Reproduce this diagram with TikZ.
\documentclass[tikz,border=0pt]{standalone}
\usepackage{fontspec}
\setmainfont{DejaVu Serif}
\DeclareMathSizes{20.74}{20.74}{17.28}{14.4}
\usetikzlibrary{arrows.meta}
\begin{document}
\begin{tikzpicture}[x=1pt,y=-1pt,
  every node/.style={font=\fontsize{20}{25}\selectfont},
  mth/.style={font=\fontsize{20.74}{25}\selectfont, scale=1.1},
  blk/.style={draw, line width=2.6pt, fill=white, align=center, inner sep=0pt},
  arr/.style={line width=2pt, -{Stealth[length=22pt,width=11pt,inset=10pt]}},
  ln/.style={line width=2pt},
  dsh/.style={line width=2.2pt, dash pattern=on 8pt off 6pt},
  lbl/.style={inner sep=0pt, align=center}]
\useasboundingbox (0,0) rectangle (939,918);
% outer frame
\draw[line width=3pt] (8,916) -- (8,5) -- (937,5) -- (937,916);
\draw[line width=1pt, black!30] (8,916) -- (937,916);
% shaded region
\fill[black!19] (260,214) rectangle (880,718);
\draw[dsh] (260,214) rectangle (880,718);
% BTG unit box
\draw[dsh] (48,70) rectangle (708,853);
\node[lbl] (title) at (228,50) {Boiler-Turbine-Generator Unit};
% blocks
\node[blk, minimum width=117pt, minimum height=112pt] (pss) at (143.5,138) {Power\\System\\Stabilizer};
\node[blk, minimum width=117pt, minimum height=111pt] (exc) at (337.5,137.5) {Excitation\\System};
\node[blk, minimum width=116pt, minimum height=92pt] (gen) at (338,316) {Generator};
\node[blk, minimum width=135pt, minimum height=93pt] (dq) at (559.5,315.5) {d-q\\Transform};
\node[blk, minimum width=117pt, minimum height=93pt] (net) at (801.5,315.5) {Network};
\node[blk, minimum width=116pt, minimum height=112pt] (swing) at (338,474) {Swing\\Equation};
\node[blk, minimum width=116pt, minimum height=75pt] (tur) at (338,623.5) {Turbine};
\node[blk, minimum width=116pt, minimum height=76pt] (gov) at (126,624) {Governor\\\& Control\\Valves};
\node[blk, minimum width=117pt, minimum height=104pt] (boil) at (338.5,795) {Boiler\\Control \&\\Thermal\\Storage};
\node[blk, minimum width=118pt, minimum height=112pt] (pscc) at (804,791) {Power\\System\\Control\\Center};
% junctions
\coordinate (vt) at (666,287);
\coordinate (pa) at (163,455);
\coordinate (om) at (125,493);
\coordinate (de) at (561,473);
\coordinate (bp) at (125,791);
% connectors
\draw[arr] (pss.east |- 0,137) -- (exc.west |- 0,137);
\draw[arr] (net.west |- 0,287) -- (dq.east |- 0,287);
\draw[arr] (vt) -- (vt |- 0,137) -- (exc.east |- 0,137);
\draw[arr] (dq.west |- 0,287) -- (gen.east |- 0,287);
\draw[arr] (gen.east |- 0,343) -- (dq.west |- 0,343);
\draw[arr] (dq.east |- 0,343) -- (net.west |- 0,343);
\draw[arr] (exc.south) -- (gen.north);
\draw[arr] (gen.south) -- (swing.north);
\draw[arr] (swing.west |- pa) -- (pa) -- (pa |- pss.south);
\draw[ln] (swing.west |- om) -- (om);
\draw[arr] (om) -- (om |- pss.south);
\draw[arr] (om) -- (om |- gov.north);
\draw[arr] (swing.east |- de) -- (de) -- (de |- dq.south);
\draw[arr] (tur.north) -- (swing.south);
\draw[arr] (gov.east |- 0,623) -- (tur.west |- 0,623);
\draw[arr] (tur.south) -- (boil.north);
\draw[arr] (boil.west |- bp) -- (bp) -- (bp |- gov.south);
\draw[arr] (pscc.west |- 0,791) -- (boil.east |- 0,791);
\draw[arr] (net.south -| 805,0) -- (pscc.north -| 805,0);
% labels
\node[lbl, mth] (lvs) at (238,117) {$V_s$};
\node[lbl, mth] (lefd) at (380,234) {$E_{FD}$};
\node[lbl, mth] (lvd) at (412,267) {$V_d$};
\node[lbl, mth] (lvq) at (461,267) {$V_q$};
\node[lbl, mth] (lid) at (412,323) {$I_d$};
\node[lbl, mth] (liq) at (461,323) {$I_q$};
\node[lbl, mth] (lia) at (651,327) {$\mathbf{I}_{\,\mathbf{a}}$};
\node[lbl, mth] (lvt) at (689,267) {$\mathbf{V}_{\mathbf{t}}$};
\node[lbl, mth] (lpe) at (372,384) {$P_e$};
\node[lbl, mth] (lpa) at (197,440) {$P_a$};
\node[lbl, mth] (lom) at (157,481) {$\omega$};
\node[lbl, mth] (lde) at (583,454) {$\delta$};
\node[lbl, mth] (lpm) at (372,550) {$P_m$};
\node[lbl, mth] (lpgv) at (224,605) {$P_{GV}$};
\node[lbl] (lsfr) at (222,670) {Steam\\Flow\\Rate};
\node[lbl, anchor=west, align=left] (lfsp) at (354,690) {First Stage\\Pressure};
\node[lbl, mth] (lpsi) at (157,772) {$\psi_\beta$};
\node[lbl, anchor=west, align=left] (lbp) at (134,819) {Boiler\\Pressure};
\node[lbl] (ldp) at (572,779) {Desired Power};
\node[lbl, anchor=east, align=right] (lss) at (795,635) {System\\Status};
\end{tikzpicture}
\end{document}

__________________________________________________

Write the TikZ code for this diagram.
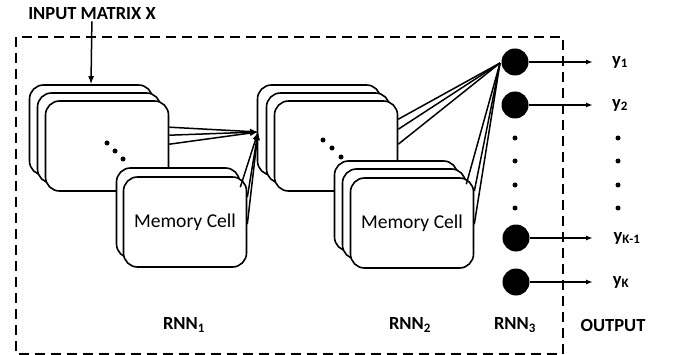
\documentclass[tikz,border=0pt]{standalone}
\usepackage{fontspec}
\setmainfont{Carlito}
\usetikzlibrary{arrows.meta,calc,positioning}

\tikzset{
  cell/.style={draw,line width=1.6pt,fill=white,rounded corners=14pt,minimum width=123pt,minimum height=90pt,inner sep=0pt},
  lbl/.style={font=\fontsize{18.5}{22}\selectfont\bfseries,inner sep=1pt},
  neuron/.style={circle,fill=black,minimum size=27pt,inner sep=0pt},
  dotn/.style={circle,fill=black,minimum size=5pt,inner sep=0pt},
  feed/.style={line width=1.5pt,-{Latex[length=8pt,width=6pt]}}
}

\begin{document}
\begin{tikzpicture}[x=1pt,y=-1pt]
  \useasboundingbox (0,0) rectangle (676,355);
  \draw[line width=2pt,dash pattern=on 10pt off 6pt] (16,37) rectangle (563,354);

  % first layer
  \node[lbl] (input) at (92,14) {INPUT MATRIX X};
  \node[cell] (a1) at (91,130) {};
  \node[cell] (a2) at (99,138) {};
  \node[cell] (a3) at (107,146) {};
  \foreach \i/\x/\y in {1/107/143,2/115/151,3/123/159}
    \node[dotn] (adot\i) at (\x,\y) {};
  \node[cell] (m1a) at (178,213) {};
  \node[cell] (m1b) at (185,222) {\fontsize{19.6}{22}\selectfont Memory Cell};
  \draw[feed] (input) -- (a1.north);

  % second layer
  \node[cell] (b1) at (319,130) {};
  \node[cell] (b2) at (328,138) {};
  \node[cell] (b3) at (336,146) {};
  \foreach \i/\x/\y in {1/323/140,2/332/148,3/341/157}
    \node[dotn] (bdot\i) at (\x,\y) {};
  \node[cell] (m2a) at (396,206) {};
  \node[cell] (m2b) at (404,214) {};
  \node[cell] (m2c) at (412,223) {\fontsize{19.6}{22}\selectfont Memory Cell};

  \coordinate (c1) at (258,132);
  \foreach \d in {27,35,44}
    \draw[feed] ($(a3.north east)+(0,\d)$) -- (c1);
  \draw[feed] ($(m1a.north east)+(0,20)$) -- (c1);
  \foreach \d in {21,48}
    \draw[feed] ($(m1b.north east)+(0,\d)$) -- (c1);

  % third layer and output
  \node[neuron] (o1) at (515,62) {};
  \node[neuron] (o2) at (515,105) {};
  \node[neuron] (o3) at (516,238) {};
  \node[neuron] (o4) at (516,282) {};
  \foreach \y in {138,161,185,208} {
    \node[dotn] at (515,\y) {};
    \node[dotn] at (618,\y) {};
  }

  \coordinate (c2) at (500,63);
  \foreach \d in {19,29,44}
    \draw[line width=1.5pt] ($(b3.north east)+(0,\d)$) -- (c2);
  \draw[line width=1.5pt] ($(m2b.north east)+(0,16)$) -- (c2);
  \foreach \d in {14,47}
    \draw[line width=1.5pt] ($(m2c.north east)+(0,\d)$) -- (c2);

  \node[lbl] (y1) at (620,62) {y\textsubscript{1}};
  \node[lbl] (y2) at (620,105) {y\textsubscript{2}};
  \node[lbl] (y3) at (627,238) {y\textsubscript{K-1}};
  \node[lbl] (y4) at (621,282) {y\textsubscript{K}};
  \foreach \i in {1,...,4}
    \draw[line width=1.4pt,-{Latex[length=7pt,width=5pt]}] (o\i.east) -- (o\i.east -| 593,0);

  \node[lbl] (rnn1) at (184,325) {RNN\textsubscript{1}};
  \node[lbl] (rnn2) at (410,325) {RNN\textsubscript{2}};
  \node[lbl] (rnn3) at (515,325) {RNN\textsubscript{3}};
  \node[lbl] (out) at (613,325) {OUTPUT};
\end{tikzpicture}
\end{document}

__________________________________________________

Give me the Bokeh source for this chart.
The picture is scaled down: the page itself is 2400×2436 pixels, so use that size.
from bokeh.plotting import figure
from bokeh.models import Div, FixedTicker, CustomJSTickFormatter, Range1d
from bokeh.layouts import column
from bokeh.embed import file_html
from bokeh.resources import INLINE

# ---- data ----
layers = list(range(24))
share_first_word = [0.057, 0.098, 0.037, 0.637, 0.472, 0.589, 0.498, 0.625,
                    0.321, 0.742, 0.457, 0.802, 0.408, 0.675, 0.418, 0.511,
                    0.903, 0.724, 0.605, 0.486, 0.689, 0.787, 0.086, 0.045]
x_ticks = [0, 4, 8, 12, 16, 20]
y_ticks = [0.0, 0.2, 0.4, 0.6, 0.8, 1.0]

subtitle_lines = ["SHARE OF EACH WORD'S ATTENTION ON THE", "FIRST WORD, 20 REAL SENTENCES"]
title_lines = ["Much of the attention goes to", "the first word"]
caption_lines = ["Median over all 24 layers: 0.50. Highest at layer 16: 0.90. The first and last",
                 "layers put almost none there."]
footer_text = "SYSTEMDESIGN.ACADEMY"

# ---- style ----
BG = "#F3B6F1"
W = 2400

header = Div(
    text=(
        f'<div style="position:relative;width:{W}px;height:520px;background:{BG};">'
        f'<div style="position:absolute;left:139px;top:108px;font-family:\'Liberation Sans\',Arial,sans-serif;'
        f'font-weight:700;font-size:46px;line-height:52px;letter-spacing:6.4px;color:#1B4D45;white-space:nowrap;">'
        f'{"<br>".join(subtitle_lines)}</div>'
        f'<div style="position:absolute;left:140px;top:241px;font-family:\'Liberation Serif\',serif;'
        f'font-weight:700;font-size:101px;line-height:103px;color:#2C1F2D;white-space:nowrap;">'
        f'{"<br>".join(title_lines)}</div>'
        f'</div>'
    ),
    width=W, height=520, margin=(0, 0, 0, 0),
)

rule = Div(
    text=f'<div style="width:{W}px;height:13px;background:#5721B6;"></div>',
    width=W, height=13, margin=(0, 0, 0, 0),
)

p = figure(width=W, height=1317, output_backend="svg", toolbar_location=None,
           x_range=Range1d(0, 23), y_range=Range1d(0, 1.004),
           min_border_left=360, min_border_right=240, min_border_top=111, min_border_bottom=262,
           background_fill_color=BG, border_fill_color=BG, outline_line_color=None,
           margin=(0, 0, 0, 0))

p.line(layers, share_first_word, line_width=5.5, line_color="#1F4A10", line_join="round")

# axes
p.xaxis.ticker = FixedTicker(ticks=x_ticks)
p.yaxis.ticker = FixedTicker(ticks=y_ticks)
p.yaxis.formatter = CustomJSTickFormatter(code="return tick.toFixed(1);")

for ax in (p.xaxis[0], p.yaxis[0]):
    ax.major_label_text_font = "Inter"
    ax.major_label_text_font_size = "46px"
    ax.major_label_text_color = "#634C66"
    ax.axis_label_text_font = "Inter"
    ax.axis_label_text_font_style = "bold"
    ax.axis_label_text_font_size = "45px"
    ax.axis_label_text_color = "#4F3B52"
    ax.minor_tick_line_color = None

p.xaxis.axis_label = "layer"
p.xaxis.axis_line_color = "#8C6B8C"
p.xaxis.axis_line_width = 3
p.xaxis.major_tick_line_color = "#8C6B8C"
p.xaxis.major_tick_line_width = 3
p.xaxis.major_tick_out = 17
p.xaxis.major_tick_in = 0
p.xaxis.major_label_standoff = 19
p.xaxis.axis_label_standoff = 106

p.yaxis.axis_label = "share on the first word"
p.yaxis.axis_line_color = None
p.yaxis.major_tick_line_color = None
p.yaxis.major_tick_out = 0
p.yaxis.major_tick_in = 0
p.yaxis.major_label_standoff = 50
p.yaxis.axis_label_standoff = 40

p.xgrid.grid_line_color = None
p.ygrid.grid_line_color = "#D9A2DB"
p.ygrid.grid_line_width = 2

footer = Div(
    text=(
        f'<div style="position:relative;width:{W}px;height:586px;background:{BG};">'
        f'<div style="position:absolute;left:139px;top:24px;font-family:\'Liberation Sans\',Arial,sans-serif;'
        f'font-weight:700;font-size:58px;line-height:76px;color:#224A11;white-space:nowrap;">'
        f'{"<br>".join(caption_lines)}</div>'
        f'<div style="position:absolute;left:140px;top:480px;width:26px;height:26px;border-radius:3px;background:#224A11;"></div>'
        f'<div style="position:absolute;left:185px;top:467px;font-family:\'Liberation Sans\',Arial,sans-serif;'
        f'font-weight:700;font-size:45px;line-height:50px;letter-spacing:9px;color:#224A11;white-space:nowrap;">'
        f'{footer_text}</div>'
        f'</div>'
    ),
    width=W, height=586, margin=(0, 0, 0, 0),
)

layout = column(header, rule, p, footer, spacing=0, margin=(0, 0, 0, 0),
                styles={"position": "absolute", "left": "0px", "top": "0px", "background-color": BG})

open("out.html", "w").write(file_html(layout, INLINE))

__________________________________________________

> INSTRUCTIONS TO FOLLOW
For the records above, state how many lines include the string "diagram", giving the number and nothing else.

> RESPONSE
2